La nouvelle annonce. – Retour en Judée. – Tradition rapportée par saint Bonaventure.
D’Égypte j’ai rappelé mon fils (Osée XI, 1).

            Il y avait sept ans que Joseph était en Égypte, lorsque l’Ange du Seigneur, messager ordinaire de la volonté du Ciel, lui apparut de nouveau dans son sommeil et lui dit : « Lève-toi, prends avec toi l’enfant et sa mère, et retourne dans la terre d’Israël ; car ceux qui cherchaient l’enfant pour le faire mourir ne sont plus ». Toujours prêt à entendre la voix de Dieu, Joseph vendit sa maison et ses meubles, et prépara tout pour le départ. C’est en vain que les Égyptiens, séduits par la bonté de Joseph et la douceur de Marie, firent des instances pour le retenir. C’est en vain qu’ils lui promettaient l’abondance de tout ce qui est nécessaire à la vie.

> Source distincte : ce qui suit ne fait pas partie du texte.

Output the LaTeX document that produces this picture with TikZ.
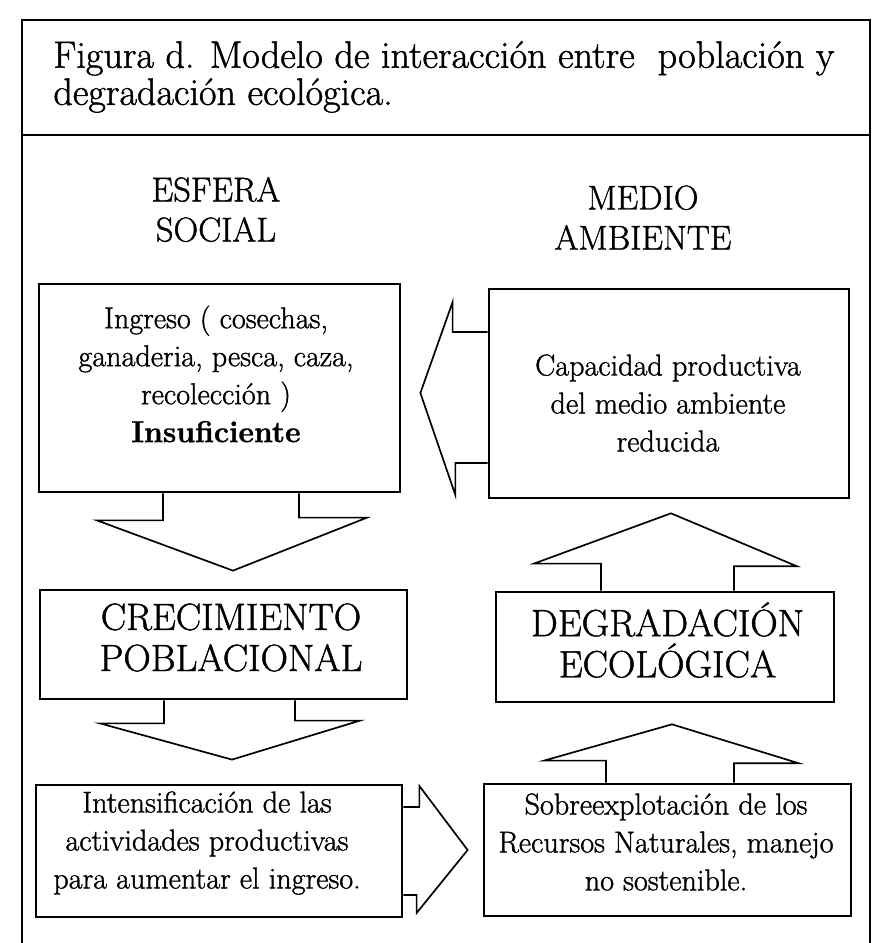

Joseph resta inflexible. Les souvenirs de son enfance, les amis qu’il avait eus en Judée, l’atmosphère pure de sa patrie, parlaient bien plus à son cœur que la beauté de l’Égypte. D’ailleurs, Dieu avait parlé, et il n’en fallait pas plus pour décider Joseph à retourner sur la terre de ses ancêtres.
            Certains historiens pensent que la sainte famille a fait une partie du voyage par la mer, parce que cela leur prenait moins de temps et qu’ils avaient un grand désir de revoir bientôt leur patrie. Dès leur arrivée à Ascalon, Joseph apprit qu’Archélaüs avait succédé à son père Hérode sur le trône. C’était une nouvelle source d’inquiétude pour Joseph. L’ange ne lui avait pas dit dans quelle partie de la Judée il devait s’installer. Devait-il le faire à Jérusalem, en Galilée ou en Samarie ? Joseph, rempli d’angoisse, pria le Seigneur de lui envoyer son messager céleste pendant la nuit. L’ange lui ordonna de fuir Archélaüs et de se retirer en Galilée. Joseph n’eut alors plus rien à craindre et prit tranquillement le chemin de Nazareth, qu’il avait abandonnée sept ans auparavant.
            Que nos pieux lecteurs ne regrettent pas d’entendre le docteur séraphique saint Bonaventure sur ce point d’histoire : « Ils se mirent en route ; Joseph partit le premier avec les hommes, et sa mère vint avec les femmes (qui étaient venues comme amies de la sainte famille pour l’accompagner un bout de chemin). Lorsqu’ils furent sortis de la porte, Joseph retint les hommes, et ne voulut plus les laisser accompagner. Alors l’un de ces hommes de bien, plein de compassion pour leur pauvreté, appela l’Enfant et lui donna un peu d’argent pour ses dépenses. L’Enfant avait honte de les recevoir ; mais, par amour de la pauvreté, il tendit la main, reçut l’argent honteusement et le remercia. D’autres personnes firent de même. Il fut rappelé par les honorables matrones qui firent de même ; la mère n’était pas moins honteuse que l’enfant, mais elle les remercia humblement. »
            Après avoir pris congé de cette cordiale compagnie et renouvelé ses remerciements et ses salutations, la sainte famille se mit en route vers la Judée.